FHFA Prioritizes Big-Picture Approach
Political concerns apparently were behind the decision to raise the loan-size limits of Fannie Mae and Freddie Mac.
Many market professionals were caught off guard by the Nov. 26 move, considering a well-publicized desire by Federal Housing Finance Agency head Mark Calabria to reduce the roles of Fannie and Freddie. But it turns out he was reluctant to pick a fight with Congress, and even doubted his authority to prevent the increases.
When it comes to potential conflicts with lawmakers, the indication is that Calabria sees it as better to lay low while continuing to pursue a broader effort to privatize Fannie and Freddie. “I think freezing or lowering loan limits would touch a nerve with Democrats such as Maxine Waters,” one source said, pointing to the California congresswoman’s status as head of the House Financial Services Committee and her representation of a high-cost state. “Calabria is rattling a lot of cages in D.C., so this might be one he decided to stay away from with Congress.”

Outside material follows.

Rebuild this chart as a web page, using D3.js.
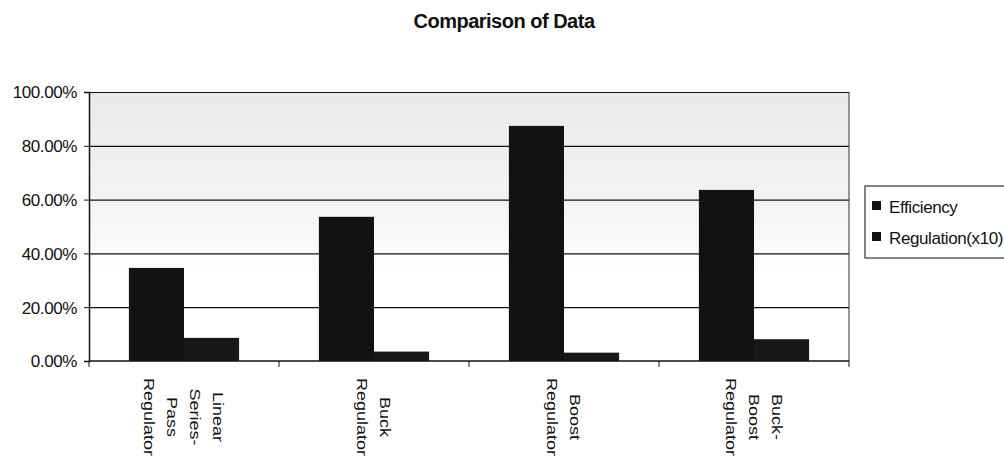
<!DOCTYPE html>
<html>
<head>
<meta charset="utf-8">
<script src="https://cdn.jsdelivr.net/npm/d3@7"></script>
<style>
  body { margin: 0; background: #fff; }
  text { font-family: "Liberation Sans", Arial, sans-serif; fill: #111; }
</style>
</head>
<body>
<div id="wrapper"></div>
<script>
// data
const categories = ["Linear Series-Pass Regulator", "Buck Regulator", "Boost Regulator", "Buck-Boost Regulator"]
const categoryLines = [
  ["Linear", "Series-", "Pass", "Regulator"],
  ["Buck", "Regulator"],
  ["Boost", "Regulator"],
  ["Buck-", "Boost", "Regulator"],
]
const seriesNames = ["Efficiency", "Regulation(x10)"]
const efficiency = [0.346, 0.536, 0.874, 0.636]
const regulation = [0.086, 0.035, 0.031, 0.081]
const yTicks = [0, 0.2, 0.4, 0.6, 0.8, 1.0]

const dms = {
  width: 1004,
  height: 460,
  margin: { top: 92, right: 155, bottom: 99, left: 89 },
}
dms.boundedWidth = dms.width - dms.margin.left - dms.margin.right
dms.boundedHeight = dms.height - dms.margin.top - dms.margin.bottom

const svg = d3.select("#wrapper")
  .append("svg")
  .attr("width", dms.width)
  .attr("height", dms.height)

const defs = svg.append("defs")
const grad = defs.append("linearGradient")
  .attr("id", "bgGrad")
  .attr("x1", 0).attr("y1", 0).attr("x2", 0).attr("y2", 1)
grad.append("stop").attr("offset", "0%").attr("stop-color", "#e9e9e9")
grad.append("stop").attr("offset", "40%").attr("stop-color", "#f3f3f3")
grad.append("stop").attr("offset", "70%").attr("stop-color", "#fff")

// title
svg.append("text")
  .attr("x", 504)
  .attr("y", 28)
  .attr("text-anchor", "middle")
  .style("font-size", "20px")
  .style("font-weight", "bold")
  .style("letter-spacing", "-0.5px")
  .text("Comparison of Data")

const bounds = svg.append("g")
  .attr("transform", `translate(${dms.margin.left},${dms.margin.top})`)

// scales
const x0 = d3.scaleBand()
  .domain(categories)
  .range([0, dms.boundedWidth])
  .paddingInner(0.42)
  .paddingOuter(0.21)

const x1 = d3.scaleBand()
  .domain(seriesNames)
  .range([0, x0.bandwidth()])

const yScale = d3.scaleLinear()
  .domain([0, 1])
  .range([dms.boundedHeight, 0])

// plot background
bounds.append("rect")
  .attr("width", dms.boundedWidth)
  .attr("height", dms.boundedHeight)
  .attr("fill", "url(#bgGrad)")

// gridlines
bounds.append("g")
  .selectAll("line")
  .data(yTicks.slice(1))
  .join("line")
  .attr("x1", 0)
  .attr("x2", dms.boundedWidth)
  .attr("y1", d => yScale(d) + 0.5)
  .attr("y2", d => yScale(d) + 0.5)
  .attr("stroke", "#111")
  .attr("stroke-width", 1.2)

// bars
const rows = categories.map((c, i) => ({ cat: c, values: [efficiency[i], regulation[i]] }))

bounds.append("g")
  .selectAll("g")
  .data(rows)
  .join("g")
  .attr("transform", d => `translate(${x0(d.cat)},0)`)
  .selectAll("rect")
  .data(d => d.values.map((v, j) => ({ key: seriesNames[j], value: v })))
  .join("rect")
  .attr("x", d => x1(d.key))
  .attr("y", d => yScale(d.value))
  .attr("width", x1.bandwidth())
  .attr("height", d => dms.boundedHeight - yScale(d.value))
  .attr("fill", (d, j) => j == 0 ? "#121212" : "#181818")

// right border of plot area
bounds.append("line")
  .attr("x1", dms.boundedWidth).attr("x2", dms.boundedWidth)
  .attr("y1", 0).attr("y2", dms.boundedHeight)
  .attr("stroke", "#333")

// y axis
const yAxis = bounds.append("g")
  .call(d3.axisLeft(yScale)
    .tickValues(yTicks)
    .tickSize(5)
    .tickFormat(d3.format(".2%")))
yAxis.select(".domain").attr("stroke", "#111").attr("stroke-width", 1.5)
yAxis.selectAll(".tick line").attr("stroke", "#111")
yAxis.selectAll(".tick text")
  .attr("x", -12)
  .attr("dy", "0.35em")
  .style("font-size", "17px")
  .style("letter-spacing", "-0.4px")
  .style("font-family", "'Liberation Sans', Arial, sans-serif")
  .attr("fill", "#111")

// x axis with ticks on category boundaries
const xAxis = bounds.append("g")
  .attr("transform", `translate(0,${dms.boundedHeight})`)
xAxis.append("line")
  .attr("x1", 0).attr("x2", dms.boundedWidth)
  .attr("stroke", "#111")
  .attr("stroke-width", 1.5)
const boundaries = categories.map(c => x0(c) - x0.step() * x0.paddingInner() / 2)
boundaries.push(dms.boundedWidth)
xAxis.selectAll(".xtick")
  .data(boundaries)
  .join("line")
  .attr("class", "xtick")
  .attr("x1", d => d).attr("x2", d => d)
  .attr("y1", 0).attr("y2", 6)
  .attr("stroke", "#111")

// category labels, rotated 90deg, multi-line (first line on the right)
const lineGap = 23
const labels = xAxis.selectAll(".xlabel")
  .data(categories)
  .join("g")
  .attr("class", "xlabel")
  .attr("transform", d => `translate(${x0(d) + x0.bandwidth() / 2},56) rotate(90)`)

labels.each(function (d, i) {
  const lines = categoryLines[i]
  const n = lines.length
  d3.select(this).selectAll("text")
    .data(lines)
    .join("text")
    .attr("text-anchor", "middle")
    .attr("x", 0)
    .attr("y", (l, k) => k * lineGap - (n - 1) / 2 * lineGap)
    .attr("transform", "scale(1.2,1)")
    .attr("dy", "0.35em")
    .style("font-size", "15px")
    .text(l => l)
})

// legend
const legend = svg.append("g")
  .attr("transform", "translate(865,186)")
legend.append("rect")
  .attr("width", 150)
  .attr("height", 72)
  .attr("fill", "#fff")
  .attr("stroke", "#333")
  .attr("stroke-width", 1.2)
const items = legend.selectAll(".item")
  .data(seriesNames)
  .join("g")
  .attr("class", "item")
  .attr("transform", (d, i) => `translate(7,${21 + i * 31})`)
items.append("rect")
  .attr("x", 0).attr("y", -6)
  .attr("width", 9).attr("height", 9)
  .attr("fill", "#121212")
items.append("text")
  .attr("x", 17)
  .attr("dy", "0.35em")
  .style("font-size", "17px")
  .style("letter-spacing", "-0.4px")
  .text(d => d)
</script>
</body>
</html>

Others question whether Calabria believed he had a choice.
An FHFA spokesperson declined to comment, but pointed to a previous statement that cited a Housing and Economic Recovery Act requirement that loan limits be adjusted yearly based on third-quarter readings from the FHFA House Price Index. Calabria also has intimated since his March appointment that he doesn’t have the power to change that process.

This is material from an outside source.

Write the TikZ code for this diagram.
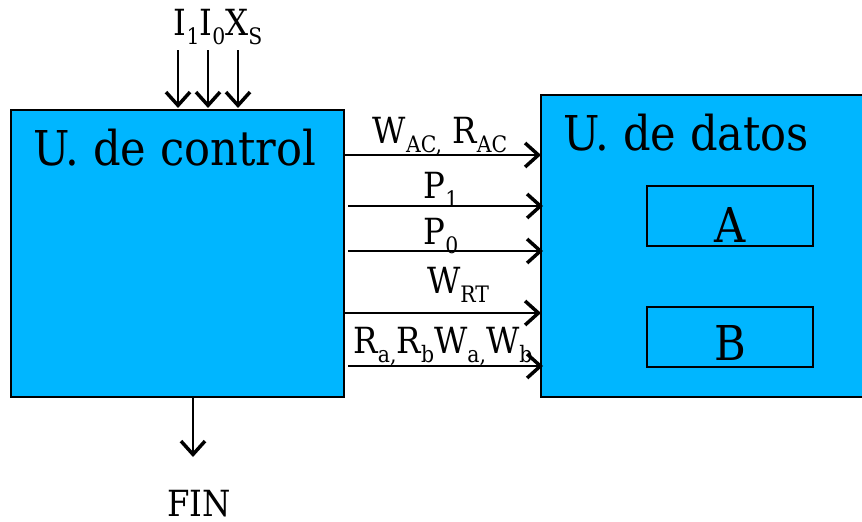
\documentclass[tikz,border=0pt]{standalone}
\usepackage{fontspec}
\setmainfont[FakeStretch=0.9]{DejaVu Serif}
\usetikzlibrary{arrows.meta}
\definecolor{unitblue}{RGB}{0,182,255}
\newcommand{\lo}[1]{\raisebox{-7pt}{\fontsize{17}{17}\selectfont #1}}

\begin{document}
\begin{tikzpicture}[x=0.75pt, y=-0.75pt,
  unit/.style={draw=black, line width=1.3pt, fill=unitblue, inner sep=0pt},
  reg/.style={draw=black, line width=1.3pt, inner sep=0pt, minimum width=124.5pt, minimum height=45pt},
  sig/.style={line width=1.1pt, -{Straight Barb[length=10pt,width=18pt,line width=2.6pt]}},
  big/.style={font=\fontsize{36}{36}\selectfont, anchor=base, inner sep=0pt},
  lab/.style={font=\fontsize{27}{27}\selectfont, anchor=base, inner sep=0pt}]
\useasboundingbox (0,0) rectangle (862,521);

% Units
\node[unit, minimum width=249.75pt, minimum height=215.25pt] (ctrl) at (177.5,253.5) {};
\node[unit, minimum width=254pt, minimum height=226.5pt] (data) at (710.5,246) {};
\node[big, anchor=base west] (ctrltxt) at (33,165) {U. de control};
\node[big, anchor=base west] (datatxt) at (563,150) {U. de datos};

% Registers
\node[reg] (regA) at (730,216) {};
\node[reg] (regB) at (730,337) {};
\node[big] (txtA) at (730,242) {A};
\node[big] (txtB) at (730,360) {B};

% Inputs
\node[lab] (ins) at (218,35) {I\lo{1}I\lo{0}X\lo{S}};
\foreach \x in {178,208,238}{
  \coordinate (in\x) at (\x,50);
  \coordinate (top\x) at (\x,108);
  \draw[sig] (in\x) -- (top\x);
}

% Control signals
\foreach \y/\xs/\xe in {155/344/541, 206/348/543, 251/348/543, 313/344/541, 366/348/543}{
  \coordinate (s\y) at (\xs,\y);
  \coordinate (t\y) at (\xe,\y);
  \draw[sig] (s\y) -- (t\y);
}
\node[lab] (wac) at (440,143) {W\lo{AC,} R\lo{AC}};
\node[lab] (p1) at (441,198) {P\lo{1}};
\node[lab] (p0) at (441,244) {P\lo{0}};
\node[lab] (wrt) at (458,293) {W\lo{RT}};
\node[lab] (rw) at (443,353) {R\lo{a,}R\lo{b}W\lo{a,}W\lo{b}};

% Output
\coordinate (out) at (193,397);
\coordinate (outend) at (193,457);
\draw[sig] (out) -- (outend);
\node[lab] (fin) at (199,516) {FIN};

\end{tikzpicture}
\end{document}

That view isn’t shared by all. Housing Policy Council president Ed DeMarco, who headed the FHFA from 2009 to 2014, has maintained that while the agency doesn’t have a say in its role as the regulator of Fannie and Freddie, its position as their conservator gives it the latitude to freeze or even reduce loan limits.
“Freezing the loan limits would make sense, if not lowering them,” he said. “It would help the private-label securitization market reemerge.”
Indeed, the surprise over the loan-limit increases reflects Calabria’s status as an outspoken proponent of privatizing Fannie and Freddie while assigning a larger role in mortgage lending and funding to the private-label market. He and his allies in the Trump Administration are aiming to complete that process by yearend 2023, chiefly through administrative edict.
The loan-limit increase brought the conforming-mortgage cap in most markets for 2020 to $510,400 from $484,350. High-cost areas saw a rise to $765,600 from $726,525. “It would have been nice if [Calabria] didn’t raise the limits. The market would have been happy,” one attorney said. “But he’s probably looking at the bigger picture.”